I couldn't decice which one was better or not. Now I think not change
the argument and make a new macro is better than adding new argument,
because considering the byte order is not required for 1 byte slide
devices.


  - even if stride handling is really necessary in MI part,
it's much better to prepare new wrap functions,
like wdcprobe1() and wdcprobe() in wdc.c
(i.e. prepare a new COM_INIT_REGS_STRIDE() macro with a new arg
 and make exiting COM_INIT_REGS() macro use it)

(2)
  - it's unclear what functions actually require the extent_init()
(I guess uvm_init() is enough to call uvm_km_alloc())


 Me neither... I had thought that uvm_init() was enough, but someone
advived me that exten_init() should be called.


  - in general MI code assumes that console devices are properly
mapped by MD bootstrap or its firmware


 Yes. But, it's little hard to make such mapping as PCI bus_space_tag
and handle in eary boot stage.


  - some ports already has MD flags to switch malloc(9) or static
memory in early device mappings and initialization


 It can be used, but IMHO, checking whether bus_space_map() can be
called is more generic than it.



Just my two cents,

---
Izumi Tsutsui



 Please give me a little time to write another patch.

--
---
SAITOH Masanobu (msai...@execsw.org
 msai...@netbsd.org)


pcb offset into uarea

2014-02-16 Thread David Laight
I'm adding code to i386 and amd64 to save the ymm registers on process
switch - allowing userspace to use the AVX instructions.

I also don't want to have to do it all again when the next set of
extensions appear.
This means that the size of the FPU save area (currently embedded in
the pcb) can't be determined until runtime.

Plan A is to move the FPU save are to the end of the pcb, and then
locate the pcb at the correct offset in the uarea so that the written
region ends at the end of the page.
The problem with this is that the offset of the pcb in the uarea
is set by MI code based on some #defines - and there seem to be
several related values.

Now on x86 (like most systems) the cpu stack advances into low memory.
The pcb is placed at the end of the uarea with the intial stack pointer
just below it.
I suspect that a long time ago (when the uarea had a fixed KVA) an
additional memory page was placed below the uarea to give interrupts
more stack space. I don't think this happens any more.

As an aside: The uarea used to be pageable, whereas (what is now) the
lwp structure isn't.

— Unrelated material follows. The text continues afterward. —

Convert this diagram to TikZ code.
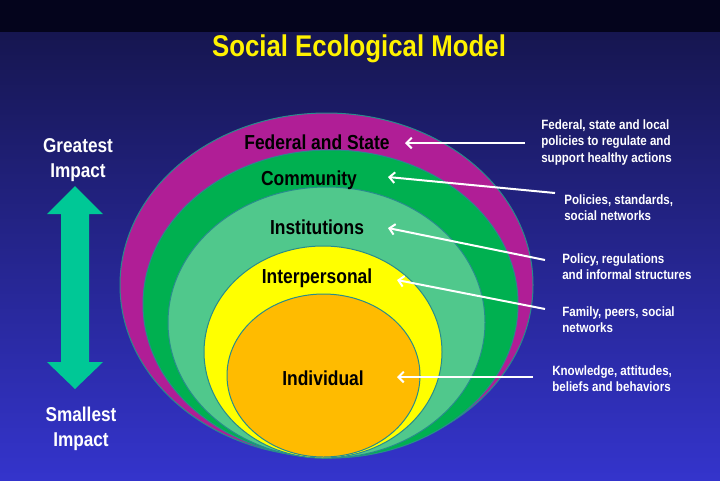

Paging of uarea's was disabled a few years back
- so there is no real difference between the lifetimes of an lwp a uarea.
(zombies probably lose the uarea before the lwp).

An alternative would be to place the FP save area at the start of the uarea.
This would mean that, on stack overflow, the FP save area would be trashed
before some random piece of memory.
It might even be worth putting the pcb at the start of the uarea - so that
stack overflow crashes out the failing process, and probably earlier
than the random corruption would.

This gives me three options:
A) Put the save area at the end of the pcb and dynamically adjust the pcb
   offset.
B) Put the save area at the start of the uarea, with the pcb at a fixed
   offset at the end of the uarea.
C) Put the save area at the end of the pcb, and put the pcb at the start
   of the uarea.

Votes?
What have I missed?

David

-- 
David Laight: da...@l8s.co.uk


Re: pcb offset into uarea

2014-02-16 Thread Matt Thomas

On Feb 16, 2014, at 1:41 PM, David Laight da...@l8s.co.uk wrote:

 I'm adding code to i386 and amd64 to save the ymm registers on process
 switch - allowing userspace to use the AVX instructions.
 
 I also don't want to have to do it all again when the next set of
 extensions appear.
 This means that the size of the FPU save area (currently embedded in
 the pcb) can't be determined until runtime.
 
 Plan A is to move the FPU save are to the end of the pcb, and then
 locate the pcb at the correct offset in the uarea so that the written
 region ends at the end of the page.
 The problem with this is that the offset of the pcb in the uarea
 is set by MI code based on some #defines - and there seem to be
 several related values.
 
 Now on x86 (like most systems) the cpu stack advances into low memory.
 The pcb is placed at the end of the uarea with the intial stack pointer
 just below it.
 I suspect that a long time ago (when the uarea had a fixed KVA) an
 additional memory page was placed below the uarea to give interrupts
 more stack space. I don't think this happens any more.
 
 As an aside: The uarea used to be pageable, whereas (what is now) the
 lwp structure isn't. Paging of uarea's was disabled a few years back
 - so there is no real difference between the lifetimes of an lwp a uarea.
 (zombies probably lose the uarea before the lwp).
 
 An alternative would be to place the FP save area at the start of the uarea.
 This would mean that, on stack overflow, the FP save area would be trashed
 before some random piece of memory.
 It might even be worth putting the pcb at the start of the uarea - so that
 stack overflow crashes out the failing process, and probably earlier
 than the random corruption would.

For most ports, the pcb is at the start of the uarea.

 This gives me three options:
 A) Put the save area at the end of the pcb and dynamically adjust the pcb
   offset.
 B) Put the save area at the start of the uarea, with the pcb at a fixed
   offset at the end of the uarea.
 C) Put the save area at the end of the pcb, and put the pcb at the start
   of the uarea.
 
 Votes?
 What have I missed?

Keep a default mmx/sse save area in the pcb along with a pointer to it.
If a variant is used that needs a larger save area, dynamically allocate
it and save it in the pcb pointer.

Since it's unlikely most processes will be AVX why waste the space?